## Supplied data
========================
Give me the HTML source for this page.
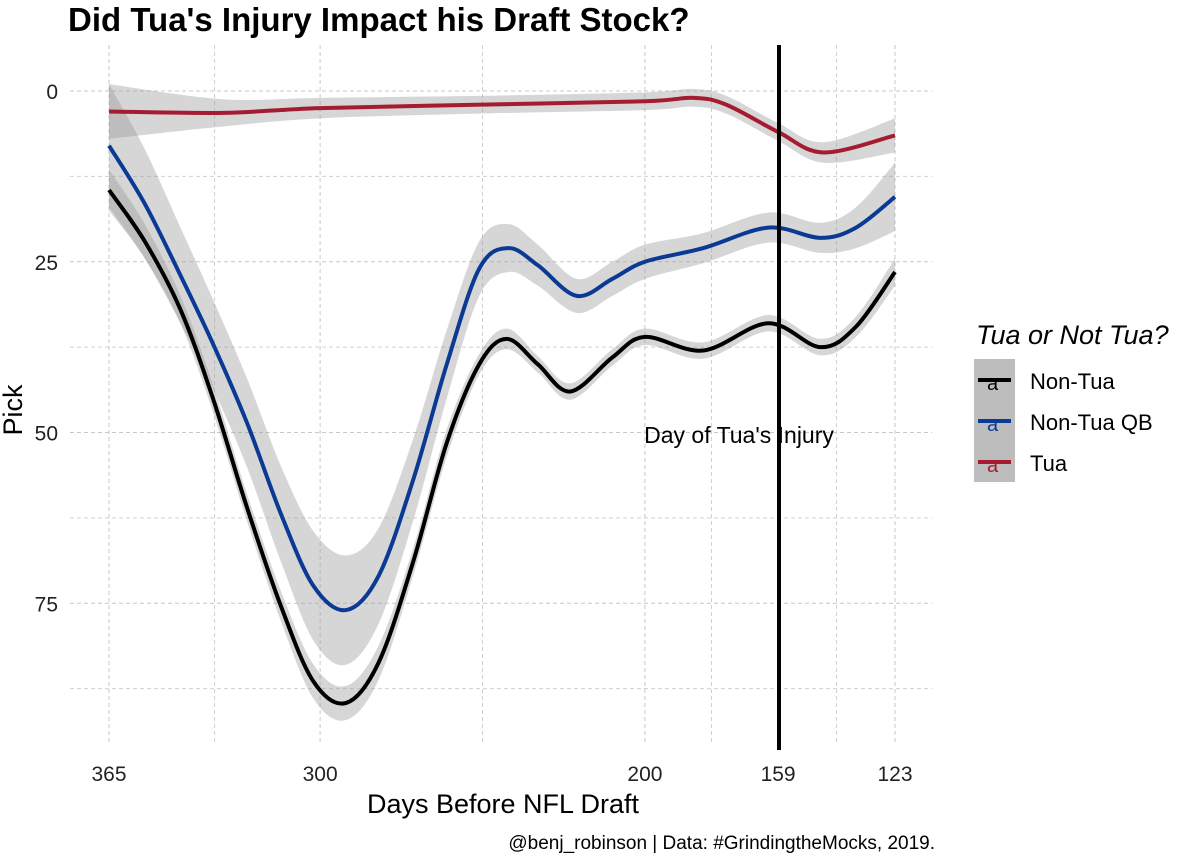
<!DOCTYPE html>
<html><head><meta charset="utf-8"><style>
body{margin:0;background:#fff;font-family:"Liberation Sans",sans-serif;}
svg text{font-family:"Liberation Sans",sans-serif;}
</style></head><body>
<svg id="chart" width="1200" height="857" xmlns="http://www.w3.org/2000/svg">
<text x="68" y="31" font-size="33" font-weight="bold" fill="#000">Did Tua's Injury Impact his Draft Stock?</text>
<g id="grid"></g><g id="ribbons"></g><g id="lines"></g><g id="axes"></g>
<line x1="779" y1="45" x2="779" y2="750" stroke="#000" stroke-width="4"/>
<text x="739" y="443" font-size="23" text-anchor="middle" fill="#000">Day of Tua's Injury</text>
<text x="503" y="813" font-size="27" text-anchor="middle">Days Before NFL Draft</text>
<text x="22" y="410" font-size="27" text-anchor="middle" transform="rotate(-90 22 410)">Pick</text>
<text x="935" y="849" font-size="19" text-anchor="end">@benj_robinson | Data: #GrindingtheMocks, 2019.</text>
<g>
<text x="976" y="344" font-size="27" font-style="italic">Tua or Not Tua?</text>
<rect x="974" y="359" width="41" height="123" fill="#bdbdbd"/>
<g><line x1="978" x2="1011" y1="380" y2="380" stroke="#000" stroke-width="4"/><text x="987" y="390" font-size="20" fill="#000">a</text><text x="1030" y="389" font-size="22">Non-Tua</text></g>
<g><line x1="978" x2="1011" y1="421" y2="421" stroke="#0a3a94" stroke-width="4"/><text x="987" y="431" font-size="20" fill="#0a3a94">a</text><text x="1030" y="430" font-size="22">Non-Tua QB</text></g>
<g><line x1="978" x2="1011" y1="462" y2="462" stroke="#a51c30" stroke-width="4"/><text x="987" y="472" font-size="20" fill="#a51c30">a</text><text x="1030" y="471" font-size="22">Tua</text></g>
</g>
</svg>
<script>
const xTicks=[365,300,200,159,123];
const xMinor=[332.5,250,179.5,141];
const yTicks=[0,25,50,75];
const yMinor=[12.5,37.5,62.5,87.5];
const tuaDays=[365,330,300,250,200,185,175,159,145,123];
const tuaPick=[3,3.2,2.5,2,1.5,1,2,6,9,6.5];
const tuaSe=[4,2,1.5,1.3,1.3,1.3,1.3,1.3,1.5,2.5];
const qbDays=[365,354,343,333,322.5,312,302,292,282,271.4,261,251,242,233,221,210,200,182,162,146,135,123];
const qbPick=[8,16.5,27,37,48.6,62,72.5,76,71,57,40,26,23,25.5,30,27.5,25,23,20,21.5,20,15.5];
const qbSe=[9,8,7,6.5,6.5,7,8,8,7,6,5,4,3.5,3,2.5,2.5,2.5,2.2,2.2,2.2,3,5];
const ntDays=[365,354,343,333,322.5,312,302,292,282,271.4,261,251,242.5,233,223,210,200,182,162,146,135,123];
const ntPick=[14.5,22,32,45,61,75.5,86.5,89.6,83.7,69,51.5,40,36.3,40,44,39,36,38,34,37.5,34.5,26.5];
const ntSe=[3,2.5,2,2,2,2.2,2.5,2.5,2.5,2,2,1.5,1.5,1.2,1.2,1.2,1.2,1.2,1.2,1.2,1.5,2];
const NS='http://www.w3.org/2000/svg';
const X=d=>109+(365-d)*3.248;
const Y=p=>91+p*6.83;
function mk(tag,attrs,parent){const e=document.createElementNS(NS,tag);for(const k in attrs)e.setAttribute(k,attrs[k]);parent.appendChild(e);return e;}
function path(pts){let s='M'+pts[0][0]+','+pts[0][1];for(let i=0;i<pts.length-1;i++){const p0=pts[i-1]||pts[i],p1=pts[i],p2=pts[i+1],p3=pts[i+2]||p2;s+=' C'+(p1[0]+(p2[0]-p0[0])/6)+','+(p1[1]+(p2[1]-p0[1])/6)+' '+(p2[0]-(p3[0]-p1[0])/6)+','+(p2[1]-(p3[1]-p1[1])/6)+' '+p2[0]+','+p2[1];}return s;}
const g=document.getElementById('grid'),ax=document.getElementById('axes');
yMinor.forEach(v=>{const l=mk('line',{x1:70,x2:932,y1:Y(v),y2:Y(v),stroke:'#d0d0d0','stroke-dasharray':'4,3'},g);});
xMinor.forEach(v=>{const l=mk('line',{x1:X(v),x2:X(v),y1:45,y2:745,stroke:'#d0d0d0','stroke-dasharray':'4,3'},g);});
yTicks.forEach(v=>{const l=mk('line',{x1:70,x2:932,y1:Y(v),y2:Y(v),stroke:'#c8c8c8','stroke-dasharray':'4,3'},g);
const t=mk('text',{x:58,y:Y(v)+8,'font-size':21,'text-anchor':'end',fill:'#222'},ax);t.textContent=v;});
xTicks.forEach(v=>{const l=mk('line',{x1:X(v),x2:X(v),y1:45,y2:745,stroke:'#c8c8c8','stroke-dasharray':'4,3'},g);
const t=mk('text',{x:X(v),y:781,'font-size':21,'text-anchor':'middle',fill:'#222'},ax);t.textContent=v;});
const series=[['non-tua',ntDays,ntPick,ntSe,'#000'],['non-tua-qb',qbDays,qbPick,qbSe,'#0a3a94'],['tua',tuaDays,tuaPick,tuaSe,'#a51c30']];
const rg=document.getElementById('ribbons'),lg=document.getElementById('lines');
series.forEach(([n,d,p,se,c])=>{
 const up=d.map((v,i)=>[X(v),Y(p[i]-se[i])]),lo=d.map((v,i)=>[X(v),Y(p[i]+se[i])]).reverse();
 const rp=path(up)+' L'+path(lo).slice(1)+' Z';
 const r=mk('path',{d:rp,fill:'#999','fill-opacity':0.4},rg);
 
 const l=mk('path',{d:path(d.map((v,i)=>[X(v),Y(p[i])])),fill:'none',stroke:c,'stroke-width':4},lg);
 
});
</script>
</body></html>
========================
## Short exercise
The data above needs to be retyped exactly, with the images left out.

## Task answer
Give me the HTML source for this page.
<!DOCTYPE html>
<html><head><meta charset="utf-8"><style>
body{margin:0;background:#fff;font-family:"Liberation Sans",sans-serif;}
svg text{font-family:"Liberation Sans",sans-serif;}
</style></head><body>
<svg id="chart" width="1200" height="857" xmlns="http://www.w3.org/2000/svg">
<text x="68" y="31" font-size="33" font-weight="bold" fill="#000">Did Tua's Injury Impact his Draft Stock?</text>
<g id="grid"></g><g id="ribbons"></g><g id="lines"></g><g id="axes"></g>
<line x1="779" y1="45" x2="779" y2="750" stroke="#000" stroke-width="4"/>
<text x="739" y="443" font-size="23" text-anchor="middle" fill="#000">Day of Tua's Injury</text>
<text x="503" y="813" font-size="27" text-anchor="middle">Days Before NFL Draft</text>
<text x="22" y="410" font-size="27" text-anchor="middle" transform="rotate(-90 22 410)">Pick</text>
<text x="935" y="849" font-size="19" text-anchor="end">@benj_robinson | Data: #GrindingtheMocks, 2019.</text>
<g>
<text x="976" y="344" font-size="27" font-style="italic">Tua or Not Tua?</text>
<rect x="974" y="359" width="41" height="123" fill="#bdbdbd"/>
<g><line x1="978" x2="1011" y1="380" y2="380" stroke="#000" stroke-width="4"/><text x="987" y="390" font-size="20" fill="#000">a</text><text x="1030" y="389" font-size="22">Non-Tua</text></g>
<g><line x1="978" x2="1011" y1="421" y2="421" stroke="#0a3a94" stroke-width="4"/><text x="987" y="431" font-size="20" fill="#0a3a94">a</text><text x="1030" y="430" font-size="22">Non-Tua QB</text></g>
<g><line x1="978" x2="1011" y1="462" y2="462" stroke="#a51c30" stroke-width="4"/><text x="987" y="472" font-size="20" fill="#a51c30">a</text><text x="1030" y="471" font-size="22">Tua</text></g>
</g>
</svg>
<script>
const xTicks=[365,300,200,159,123];
const xMinor=[332.5,250,179.5,141];
const yTicks=[0,25,50,75];
const yMinor=[12.5,37.5,62.5,87.5];
const tuaDays=[365,330,300,250,200,185,175,159,145,123];
const tuaPick=[3,3.2,2.5,2,1.5,1,2,6,9,6.5];
const tuaSe=[4,2,1.5,1.3,1.3,1.3,1.3,1.3,1.5,2.5];
const qbDays=[365,354,343,333,322.5,312,302,292,282,271.4,261,251,242,233,221,210,200,182,162,146,135,123];
const qbPick=[8,16.5,27,37,48.6,62,72.5,76,71,57,40,26,23,25.5,30,27.5,25,23,20,21.5,20,15.5];
const qbSe=[9,8,7,6.5,6.5,7,8,8,7,6,5,4,3.5,3,2.5,2.5,2.5,2.2,2.2,2.2,3,5];
const ntDays=[365,354,343,333,322.5,312,302,292,282,271.4,261,251,242.5,233,223,210,200,182,162,146,135,123];
const ntPick=[14.5,22,32,45,61,75.5,86.5,89.6,83.7,69,51.5,40,36.3,40,44,39,36,38,34,37.5,34.5,26.5];
const ntSe=[3,2.5,2,2,2,2.2,2.5,2.5,2.5,2,2,1.5,1.5,1.2,1.2,1.2,1.2,1.2,1.2,1.2,1.5,2];
const NS='http://www.w3.org/2000/svg';
const X=d=>109+(365-d)*3.248;
const Y=p=>91+p*6.83;
function mk(tag,attrs,parent){const e=document.createElementNS(NS,tag);for(const k in attrs)e.setAttribute(k,attrs[k]);parent.appendChild(e);return e;}
function path(pts){let s='M'+pts[0][0]+','+pts[0][1];for(let i=0;i<pts.length-1;i++){const p0=pts[i-1]||pts[i],p1=pts[i],p2=pts[i+1],p3=pts[i+2]||p2;s+=' C'+(p1[0]+(p2[0]-p0[0])/6)+','+(p1[1]+(p2[1]-p0[1])/6)+' '+(p2[0]-(p3[0]-p1[0])/6)+','+(p2[1]-(p3[1]-p1[1])/6)+' '+p2[0]+','+p2[1];}return s;}
const g=document.getElementById('grid'),ax=document.getElementById('axes');
yMinor.forEach(v=>{const l=mk('line',{x1:70,x2:932,y1:Y(v),y2:Y(v),stroke:'#d0d0d0','stroke-dasharray':'4,3'},g);});
xMinor.forEach(v=>{const l=mk('line',{x1:X(v),x2:X(v),y1:45,y2:745,stroke:'#d0d0d0','stroke-dasharray':'4,3'},g);});
yTicks.forEach(v=>{const l=mk('line',{x1:70,x2:932,y1:Y(v),y2:Y(v),stroke:'#c8c8c8','stroke-dasharray':'4,3'},g);
const t=mk('text',{x:58,y:Y(v)+8,'font-size':21,'text-anchor':'end',fill:'#222'},ax);t.textContent=v;});
xTicks.forEach(v=>{const l=mk('line',{x1:X(v),x2:X(v),y1:45,y2:745,stroke:'#c8c8c8','stroke-dasharray':'4,3'},g);
const t=mk('text',{x:X(v),y:781,'font-size':21,'text-anchor':'middle',fill:'#222'},ax);t.textContent=v;});
const series=[['non-tua',ntDays,ntPick,ntSe,'#000'],['non-tua-qb',qbDays,qbPick,qbSe,'#0a3a94'],['tua',tuaDays,tuaPick,tuaSe,'#a51c30']];
const rg=document.getElementById('ribbons'),lg=document.getElementById('lines');
series.forEach(([n,d,p,se,c])=>{
 const up=d.map((v,i)=>[X(v),Y(p[i]-se[i])]),lo=d.map((v,i)=>[X(v),Y(p[i]+se[i])]).reverse();
 const rp=path(up)+' L'+path(lo).slice(1)+' Z';
 const r=mk('path',{d:rp,fill:'#999','fill-opacity':0.4},rg);
 
 const l=mk('path',{d:path(d.map((v,i)=>[X(v),Y(p[i])])),fill:'none',stroke:c,'stroke-width':4},lg);
 
});
</script>
</body></html>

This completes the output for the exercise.